Early on in the game everything is accessible. As you can see in gameplay footage below, you build for your people and get society up and running. All to the tune of a mighty soundtrack.

The challenge soon ramps up, though, and you have to be prepared for the difficulty spike. Not least as you’re managing multiple towns spread across a mountainous region, with dodgy weather patterns, and limited resources.

It’s a precarious location, despite the beauty of it all, and therein lies the challenge.

One of the great things is crafting the transport network you need for fast transportation of people and goods. The game winds up a bit like Facotorio (2018) there, with a complex chain of bridges, roads, and conveyer belts.

Unlike other city builder titles, such as the legendary Settlers III (1998), there’s no combat here. You don’t have to build out an army, the focus is solely on socioeconomic matters. Plus, the survival element! The devs really focus in on that, as it’s a brutal environment and you must be prepared for the worst.

To help ease you through the experience there’s a really great score by composer Bartosz Pokrywka. It has an Tibetan quality and many peaks across the game’s runtime.

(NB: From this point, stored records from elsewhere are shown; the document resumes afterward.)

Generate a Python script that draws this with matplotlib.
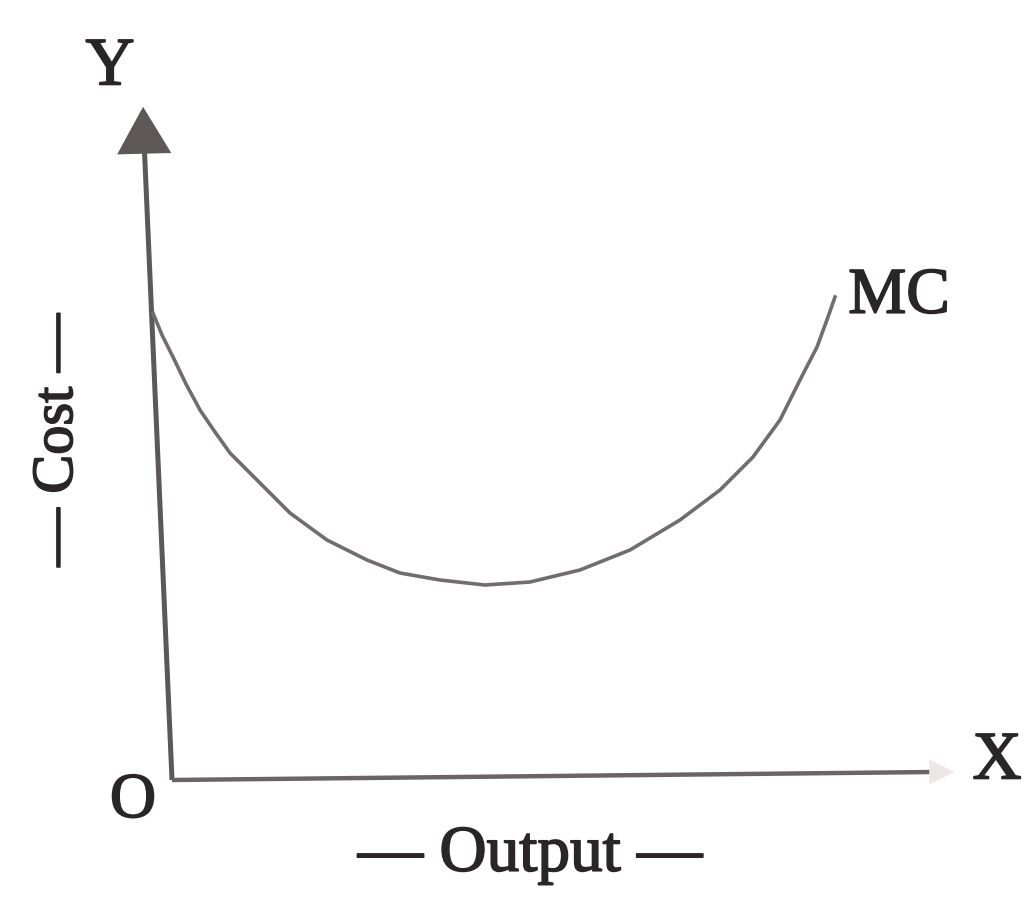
import matplotlib.pyplot as plt
import matplotlib.patheffects as pe

# MC curve (output, cost), origin at O
mc_output = [-19, -10, 1, 14, 28, 43, 58, 85, 118, 155, 195, 228, 268, 313,
             358, 408, 458, 508, 548, 581, 608, 628, 645, 656, 663]
mc_cost = [467, 445, 423, 396, 370, 348, 327, 300, 267, 240, 220, 207, 200, 195,
           198, 210, 230, 260, 290, 323, 360, 400, 433, 463, 483]

# axis ends (the printed y axis leans a little)
y_axis_x = [0, -28]
y_axis_y = [0, 640]
x_axis_x = [0, 762]
x_axis_y = [0, 8]

fig = plt.figure(figsize=(10.24, 8.98), dpi=100)
ax = fig.add_axes([0, 0, 1, 1])
ax.set_xlim(-172, 852)
ax.set_ylim(-118, 780)
ax.axis("off")

ink = "#5e5758"
text_ink = "#2a2628"
font = "Liberation Serif"
bolder = [pe.withStroke(linewidth=1.2, foreground=text_ink)]

# axes
ax.plot(y_axis_x, y_axis_y, color=ink, lw=3.6, solid_capstyle="butt")
ax.plot(x_axis_x, x_axis_y, color="#6b6466", lw=3.2, solid_capstyle="butt")
ax.annotate("", xy=(-29, 676), xytext=(-28, 636),
            arrowprops=dict(arrowstyle="-|>,head_length=1.3,head_width=0.75",
                            color=ink, lw=0, mutation_scale=26))
ax.annotate("", xy=(785, 8), xytext=(762, 8),
            arrowprops=dict(arrowstyle="-|>,head_length=0.9,head_width=0.45",
                            color="#ece6e6", lw=0, mutation_scale=20))

# MC curve
ax.plot(mc_output, mc_cost, color="#716c70", lw=2.6)

# labels
ax.text(-62, 712, "Y", fontsize=49, family=font, color=text_ink, ha="center", va="center",
        path_effects=bolder)
ax.text(825, 18, "X", fontsize=49, family=font, color=text_ink, ha="center", va="center",
        path_effects=bolder)
ax.text(-39, -22, "O", fontsize=46, family=font, color=text_ink, ha="center", va="center",
        path_effects=bolder)
ax.text(727, 483, "MC", fontsize=47, family=font, color=text_ink, ha="center", va="center",
        path_effects=bolder)
ax.text(-114, 340, "— Cost —", fontsize=42, family=font, color=text_ink,
        ha="center", va="center", rotation=90, path_effects=bolder)
ax.text(358, -75, "— Output —", fontsize=47, family=font, color=text_ink,
        ha="center", va="center", path_effects=bolder)

fig.savefig("out.png", dpi=100, facecolor="white")
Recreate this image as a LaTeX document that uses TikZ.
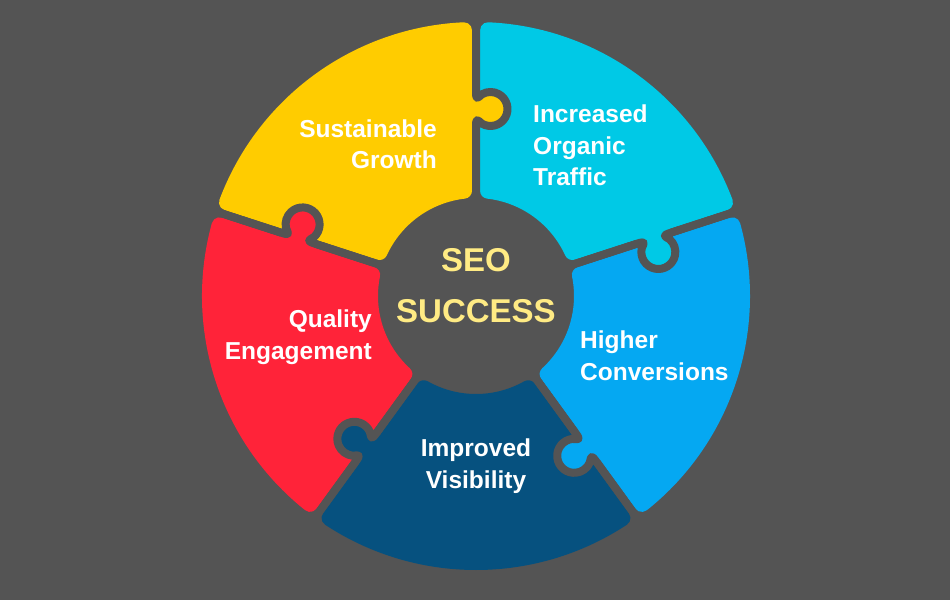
\documentclass[tikz,border=0pt]{standalone}
\usepackage{fontspec}
\setmainfont{Liberation Sans}
\definecolor{bgc}{HTML}{545454}
\definecolor{cyellow}{HTML}{FFCC00}
\definecolor{ccyan}{HTML}{00C9E6}
\definecolor{cblue}{HTML}{05A8F2}
\definecolor{cdark}{HTML}{06517F}
\definecolor{cred}{HTML}{FF2339}
\definecolor{ctext}{HTML}{FFEB84}
\def\rk{187}
\begin{document}
\begin{tikzpicture}[x=1pt,y=1pt,
  lbl/.style={text=white, font=\bfseries\fontsize{24.5}{31.5}\selectfont, inner sep=0pt},
  sep/.style={draw=bgc, line width=8pt, line join=round}]
\fill[bgc] (-476,-304) rectangle (474,296);
\useasboundingbox (-476,-304) rectangle (474,296);
% pieces (inset by the gap, with rounded corners)
\foreach \a/\c in {90/cyellow, 18/ccyan, -54/cblue, -126/cdark, 162/cred} {
  \begin{scope}[rotate=\a]
  \fill[\c] (6.5003:98)
     arc[start angle=186.5003, end angle=270, radius=8]
     -- (265.729,4)
     arc[start angle=270, end angle=362.5858, radius=8]
     arc[start angle=2.5858, end angle=69.4142, radius=274]
     arc[start angle=69.4142, end angle=162, radius=8]
     -- (69.825:105.395)
     arc[start angle=162, end angle=245.4997, radius=8]
     arc[start angle=65.4997, end angle=6.5003, radius=98] -- cycle;
  \end{scope}
}
% knobs (joined back into their own piece)
\foreach \a/\c in {90/cyellow, 18/ccyan, -54/cblue, -126/cdark, 162/cred} {
  \begin{scope}[rotate=\a]
    \fill[\c] (\rk-18,6) -- (\rk-18,0) .. controls (\rk-8.5,0) and (\rk-10.5,-1) .. (\rk-14.7,-6)
      arc[start angle=150, end angle=390, radius=17]
      .. controls (\rk+10.5,-1) and (\rk+8.5,0) .. (\rk+18,0) -- (\rk+18,6) -- cycle;
  \end{scope}
}
% separators
\foreach \a in {90, 18, -54, -126, 162} {
  \begin{scope}[rotate=\a]
    \draw[sep] (90,0) -- (\rk-18,0) .. controls (\rk-8.5,0) and (\rk-10.5,-1) .. (\rk-14.7,-6)
      arc[start angle=150, end angle=390, radius=17]
      .. controls (\rk+10.5,-1) and (\rk+8.5,0) .. (\rk+18,0) -- (282,0);
  \end{scope}
}
% labels
\node[lbl, align=right, anchor=east] (growth) at (-39,152) {Sustainable\\Growth};
\node[lbl, align=left, anchor=west] (traffic) at (57,150.5) {Increased\\Organic\\Traffic};
\node[lbl, align=left, anchor=west] (conv) at (104,-59.5) {Higher\\Conversions};
\node[lbl, align=center, anchor=center] (vis) at (0,-170) {Improved\\Visibility};
\node[lbl, align=right, anchor=east] (eng) at (-104,-41) {Quality\\Engagement};
\node[text=ctext, font=\bfseries\fontsize{33}{51}\selectfont, inner sep=0pt, align=center] (seo) at (0,10.5) {SEO\\SUCCESS};
\end{tikzpicture}
\end{document}
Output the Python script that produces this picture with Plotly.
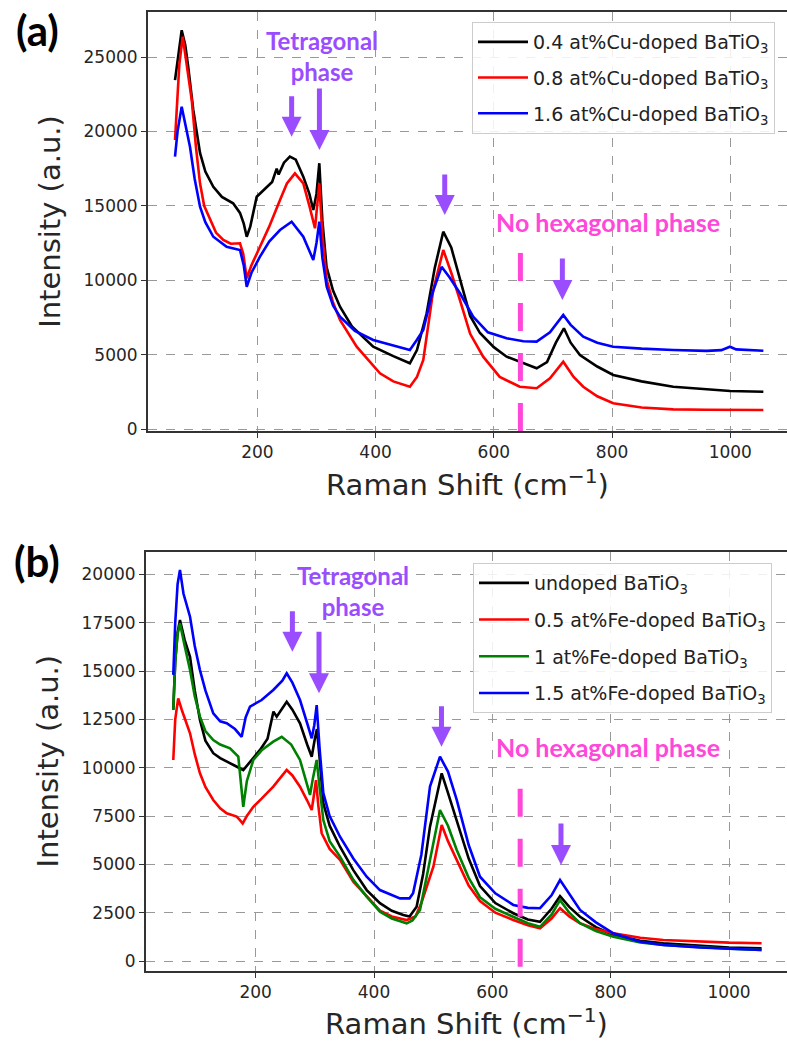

Seasoned city builder fans will take to Laysara very well, we think, but this is not something for the more casual player. We had issues with the income system, which can be tricky to get to grips with. Before you know it you can be totally bankrupt.

You can keep the difficulty settings down to help you out, so in that respect it can be forgiving. But then the next moment you can be struggling to get your yak cheese from one side of the mountain to the next and it all hits the fan.

With around 12-15 hours of gameplay time, it’s not the most expansive city builder game.

But then it’s an indie game and you should know what to expect from indie titles by now! They’re shorter, sharper, and play around with established genres. The appeal here being working around such a limited space.

For us, Summit Kingdom is a proper banging time of it. Lovely lovely, great music, and a sweeping sense of solitude out there in that distant mountain range. Just be prepared to curse the day yak cheese was invented.

And we Must Flag Up Laysara: Summit Kingdom’s Score

Bartosz Pokrywka has a low profile online, we couldn’t any information about this composer. He’s from Poland and the Laysara music was composed in time for the Early Access launch in April 2024.

The soundtrack has 14 pieces and Ambient Waves (ab0ve) is our favourite.

But there’s a lot going on here, with a consistent theme we’ve dubbed challenge-ahead-but-hopeful-atmospherics (an excellent genre of music). Some of the pieces are long, too, which is welcome as they are ambient excellence.

Dreaming (below) is another favourite. It all lifts the experience, adding to a sense of very much indeed being high up in the mountains, alone, fighting for survival in noble fashion. It’s all rather glorious.